Lidiya V. Root, 63, said she had begun sobbing hysterically Thursday — for the first time since the storm — while shuttling from one city clerk to another trying to file paperwork.

“I’ve gone crazy, I’ve had some kind of psychological break,” she said. “Last night I slept in a bed — what happiness to have a bed, to put your head down and smell a clean pillow. But as soon as I lay down and closed my eyes I saw the flood, and the roof burning above me.”

If there is a bright spot, she said, it is the volunteers, who drive past her house with such frequency that she now spends much of the day refusing donations. Aside from the Cossacks, who are often recognizable by their mustaches, she has no idea who they are, though license plates suggest that they have come from great distances. Asked what had caused the influx of volunteers, her son, Alexander, offered a simple explanation: “The Internet has developed.”
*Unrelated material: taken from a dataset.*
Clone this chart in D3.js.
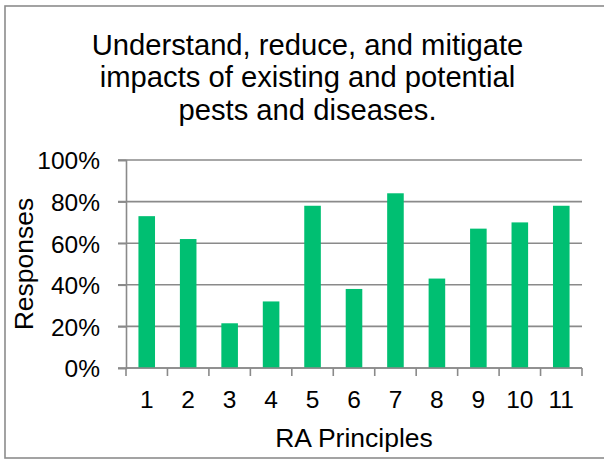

The work seems to have left deep imprints on some activists. A few days after he returned to Moscow, Danila Lindele, a popular opposition blogger and press secretary, wrote an essay rebutting rumors flying in Krymsk — and expressing regret for reporting that the number of dead may have been as high as 2,000. The activist Popova was surprised to find herself praising the efforts of Shlegel, the United Russia deputy, though she added, “We’re not friends in real life.” She said it was no wonder everyone was having to adjust.

There was also some reassessment going on in the pro-government volunteer camp. Yevgenia Smorchkova, 27, made clear her disgust for rumors circulating in opposition networks. But she had also spent enough time with the angry people of Krymsk to understand where government officials were failing. “About the governor, my personal opinion is that he should be staying out here in one of these tents and talking to people,” she said. “So he’s going to the office at 10 in the morning. What for? What meetings does he need to attend? They need to talk to people more.”

The out-of-town volunteer force — with its tangles of recharging laptops and smartphones — offered a contrast with the Cossacks, the fearsome horsemen who traditionally supported the czars. Cossacks, Bezugly said, “have always defended Russia when she found herself on the edge of the abyss, as in 1917, when the red-bellied Bolsheviks took power.”

Lately, the region’s Cossacks have focused on local matters, like enforcing curfews and driving out a local population of Meskhetian Turks. Before dawn Saturday, Bezugly, the Cossack chieftain, was able to muster 1,000 rescue workers in 90 minutes, an effort that has now shifted to providing aid. One flood victim, he said, had asked the Cossacks for a clean T-shirt and underpants.

“We are warriors, we fight and defend the fatherland, but why not help a person if he appeals to us?” he said. “I’ll tell you what: Cossacks, not just the Taman division but the entire Kuban Cossack army, began to gather on their territory clothing, food, blankets, pillows and everything that is needed.”